Ok, now we need to install mpi4py, which is, as you might imagine, MPI for Python. What follows is a condensed version of this tutorial from NERSC.

!!! DO NOT use conda install mpi4py . Things will fail silently later down the line.

Navigate to your home directory and create a directory called bin if you don't have one.

$ cd 
$ mkdir bin
$ cd bin

Then enter the following commands to properly install mpi4py.

$ wget https://bitbucket.org/mpi4py/mpi4py/downloads/mpi4py-3.0.0.tar.gz
$ tar zxvf mpi4py-3.0.0.tar.gz
$ cd mpi4py-3.0.0
$ module swap PrgEnv-intel PrgEnv-gnu
$ module unload craype-hugepages2M
$ python setup.py build --mpicc="$(which cc) -shared"
$ python setup.py install

Clone or Fork optavc+mpi from github

If you don't already have a github account connected to the CCQC group, talk to Dr. Turney. Once you have that, navigate to the CCQC page, and look for the optavc repository. If you plan on contributing back to the development of optavc, Fork the repository with the "Fork" button in the top right. Then go to your repository and continue.

Click the green "Clone or download" button, and copy the link to your clipboard.

Navigate to your bin directory and clone the repository:

$ git clone 'https://github.com/CCQC/optavc.git'

After entering your github username and password, you're all set!

Running optavc+mpi

This is largely the same, with a main.py and template.dat file being used to set up the computation. However, now there is also a file for submitting the whole program to the queueing system, usually called submit.sh

making main.py

The main.py file is a little different, and should look something like:

from optavc.mpi4py_iface import mpirun
from optavc.options import Options

options_kwargs = {
 'template_file_path': "template.dat",
 'queue'             : "shared",
 'command'           : "qchem input.dat output.dat", 
 'time_limit'        : "48:00:00", #has no effect, but keep
 'energy_regex'      : r"Total energy in the final basis set =\s+([-.0-9]+)",
 'success_regex'     : r"beer", #no effect, but keep
 'fail_regex'        : r"coffee", #no effect, but keep
 'input_name'        : "input.dat",
 'output_name'       : "output.dat",
 'mpi'               : True, #set to true to use mpi, false to not
 'maxiter'           : 20,
 'findif'            : {'points': 3}, #set to 5 if you want slightly better frequencies
 'optking'           : {'max_force_g_convergence': 1e-7, #tighter than this is not recommended
                              'rms_force_g_convergence': 1e-7}
}
options_obj = Options(**options_kwargs)
mpirun(options_obj)

The big change here is that the "program" keyword has been changed to "command", and should be what you would enter on the command line to run your program. This offers a greater degree of flexibility, as you could, in theory, write a python program to compute a CBS energy and use that for singlepoint energies by choice modifications of "command" and "energy_regex".

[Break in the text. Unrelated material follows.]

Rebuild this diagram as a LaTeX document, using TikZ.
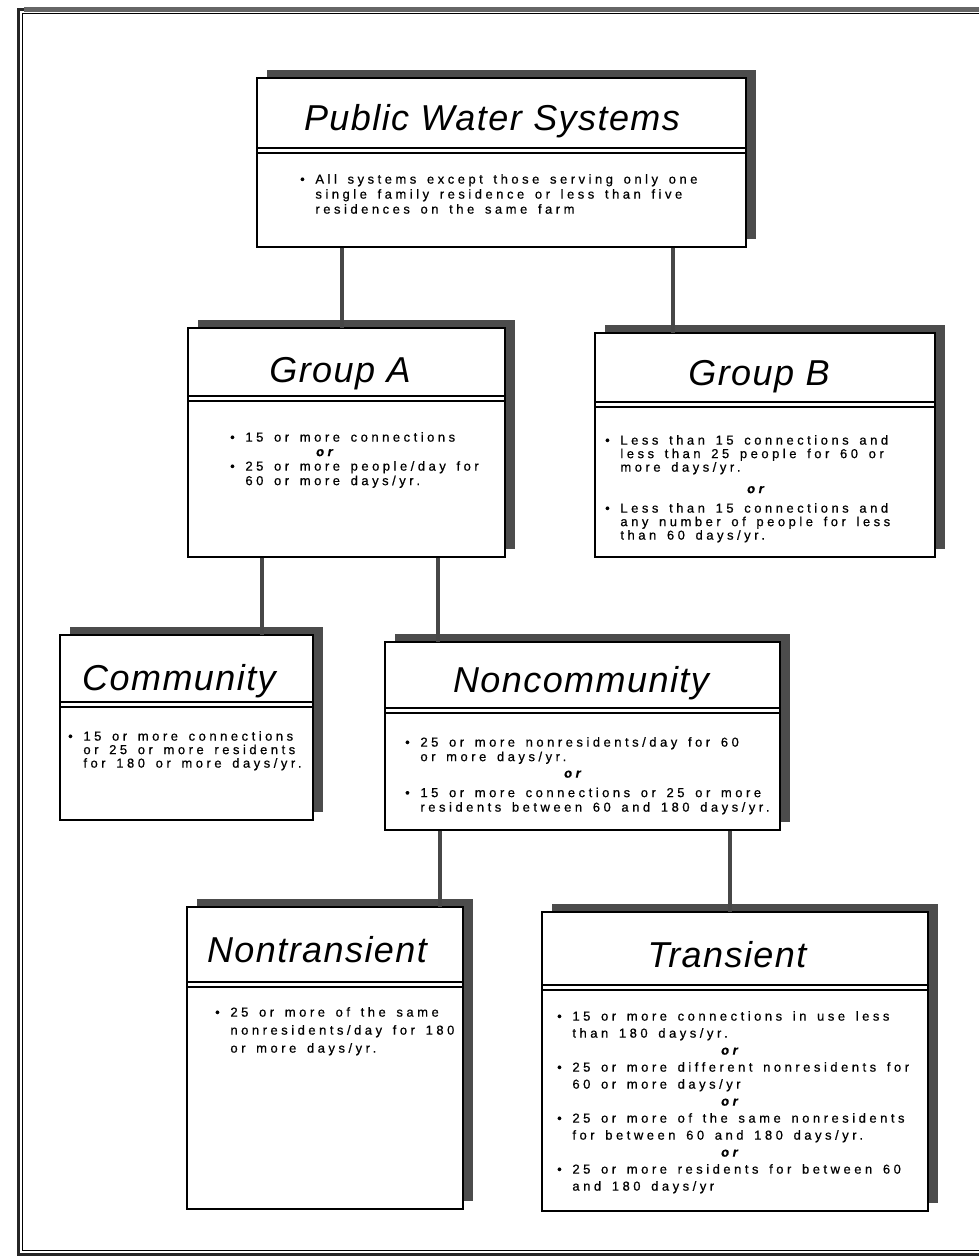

! NOTE: I highly recommend testing your input file and energy regex before running your job. Test the input file by running the computation (with a minimal basis) on Vulcan or Cori. Testing the energy regex is pretty simple if you have a sample output file, e.g. the one you got from testing your input. Just run, in the appropriate directory,

sed -nE 's/YOUR_REGEX_HERE/\1/g' output.dat

You should see only a floating point number printed out on the command line. Also, that number should be negative!

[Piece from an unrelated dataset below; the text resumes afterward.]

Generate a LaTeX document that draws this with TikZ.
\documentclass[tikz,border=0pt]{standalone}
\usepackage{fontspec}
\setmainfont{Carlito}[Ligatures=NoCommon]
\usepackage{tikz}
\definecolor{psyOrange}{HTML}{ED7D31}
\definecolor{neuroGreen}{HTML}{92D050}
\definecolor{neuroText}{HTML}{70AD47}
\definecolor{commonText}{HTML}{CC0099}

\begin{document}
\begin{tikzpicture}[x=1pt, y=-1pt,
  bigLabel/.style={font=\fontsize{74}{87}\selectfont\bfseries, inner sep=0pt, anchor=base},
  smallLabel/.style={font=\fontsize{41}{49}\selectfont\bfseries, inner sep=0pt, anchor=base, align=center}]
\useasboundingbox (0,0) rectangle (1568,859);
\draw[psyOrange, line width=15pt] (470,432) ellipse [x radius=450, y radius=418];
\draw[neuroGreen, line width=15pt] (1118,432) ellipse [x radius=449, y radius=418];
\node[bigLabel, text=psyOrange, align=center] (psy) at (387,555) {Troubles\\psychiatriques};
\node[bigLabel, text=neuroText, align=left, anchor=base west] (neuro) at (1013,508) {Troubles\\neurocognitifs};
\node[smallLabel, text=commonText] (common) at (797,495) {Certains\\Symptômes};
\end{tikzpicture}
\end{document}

Other than that, make sure you have the "mpi" keyword set to True. There are a couple of keywords that no longer do anything but are still required in the input. We're working on it!

making submit.sh

This file is used to reserve a certain number of nodes for a given period of time. It should look something like,

#!/bin/bash
#SBATCH --constraint=haswell
#SBATCH -N NNODES
#SBATCH --qos=debug
#SBATCH --time=00:30:00

module load python/3.7-anaconda-2019.07
source activate <name-of-psi4-conda-env>
module load qchem

srun -n nprocs -c ncores python -u main.py &
wait

Make sure to replace NNODES with the number of nodes you want, nprocs with the number of MPI processes you want to run, and -ncores with the number of logical cores you want to allocate to each process. Note that this overdetermines the job allocation requirements, as 64*NNODES$ <= nprocs*ncores

Also, be sure to replace module load qchem with the appropriate module for your job.

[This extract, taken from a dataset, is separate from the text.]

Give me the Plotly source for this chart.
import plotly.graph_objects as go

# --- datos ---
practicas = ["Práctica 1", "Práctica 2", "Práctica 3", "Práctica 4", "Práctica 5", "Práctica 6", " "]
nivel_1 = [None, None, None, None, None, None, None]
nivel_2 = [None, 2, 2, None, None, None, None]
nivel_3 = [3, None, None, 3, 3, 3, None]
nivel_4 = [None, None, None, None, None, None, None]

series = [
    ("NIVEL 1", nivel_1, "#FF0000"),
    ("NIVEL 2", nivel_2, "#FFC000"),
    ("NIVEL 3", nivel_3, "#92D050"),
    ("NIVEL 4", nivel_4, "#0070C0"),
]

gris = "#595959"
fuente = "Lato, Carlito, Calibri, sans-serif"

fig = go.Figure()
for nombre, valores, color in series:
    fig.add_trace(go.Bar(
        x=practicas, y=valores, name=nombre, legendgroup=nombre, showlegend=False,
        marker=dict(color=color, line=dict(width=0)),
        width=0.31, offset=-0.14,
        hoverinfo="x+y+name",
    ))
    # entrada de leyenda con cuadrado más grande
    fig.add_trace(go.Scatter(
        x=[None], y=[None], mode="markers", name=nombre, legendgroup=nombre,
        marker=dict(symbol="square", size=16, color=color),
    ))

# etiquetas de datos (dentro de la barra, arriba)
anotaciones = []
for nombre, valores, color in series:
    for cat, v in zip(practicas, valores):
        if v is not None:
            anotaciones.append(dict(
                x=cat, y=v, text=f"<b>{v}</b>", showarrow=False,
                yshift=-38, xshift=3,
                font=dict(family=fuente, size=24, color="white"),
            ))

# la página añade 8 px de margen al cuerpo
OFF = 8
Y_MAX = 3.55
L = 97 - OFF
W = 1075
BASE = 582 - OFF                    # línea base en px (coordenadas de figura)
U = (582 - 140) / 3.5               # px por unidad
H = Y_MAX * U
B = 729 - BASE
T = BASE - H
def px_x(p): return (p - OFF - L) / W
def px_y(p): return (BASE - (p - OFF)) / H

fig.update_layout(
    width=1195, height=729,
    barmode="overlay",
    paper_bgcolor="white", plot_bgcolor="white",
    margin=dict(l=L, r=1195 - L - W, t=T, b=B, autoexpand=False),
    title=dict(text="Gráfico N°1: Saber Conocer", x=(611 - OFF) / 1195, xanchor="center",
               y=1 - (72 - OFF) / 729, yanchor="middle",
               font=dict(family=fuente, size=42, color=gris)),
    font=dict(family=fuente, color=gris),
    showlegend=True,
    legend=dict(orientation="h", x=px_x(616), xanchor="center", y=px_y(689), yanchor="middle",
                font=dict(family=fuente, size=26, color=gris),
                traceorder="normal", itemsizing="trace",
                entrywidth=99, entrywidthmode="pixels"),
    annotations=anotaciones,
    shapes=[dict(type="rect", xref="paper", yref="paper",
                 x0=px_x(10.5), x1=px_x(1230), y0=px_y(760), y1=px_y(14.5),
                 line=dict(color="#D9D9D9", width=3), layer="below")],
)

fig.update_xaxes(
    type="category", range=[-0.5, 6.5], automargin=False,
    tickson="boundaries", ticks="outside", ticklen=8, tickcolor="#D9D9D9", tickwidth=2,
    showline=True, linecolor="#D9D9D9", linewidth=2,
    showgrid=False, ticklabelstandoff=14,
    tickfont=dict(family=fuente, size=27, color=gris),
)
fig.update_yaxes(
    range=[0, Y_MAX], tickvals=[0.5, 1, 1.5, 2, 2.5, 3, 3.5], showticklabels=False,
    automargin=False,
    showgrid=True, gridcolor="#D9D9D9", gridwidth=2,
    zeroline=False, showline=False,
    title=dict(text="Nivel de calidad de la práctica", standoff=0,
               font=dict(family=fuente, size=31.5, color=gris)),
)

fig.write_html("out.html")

! NOTE It is also highly recommended to run your computation on the debug queue before moving to regular. The queue time is very short, and you will feel silly if you discover a minor bug after you wait a week in the queue for regular. Again, use a minimal basis - you want to take at least one optimization step in 30 minutes to check that the energy regex is working correctly and so on.

Finally, run

sbatch submit.sh

and we're off to the races!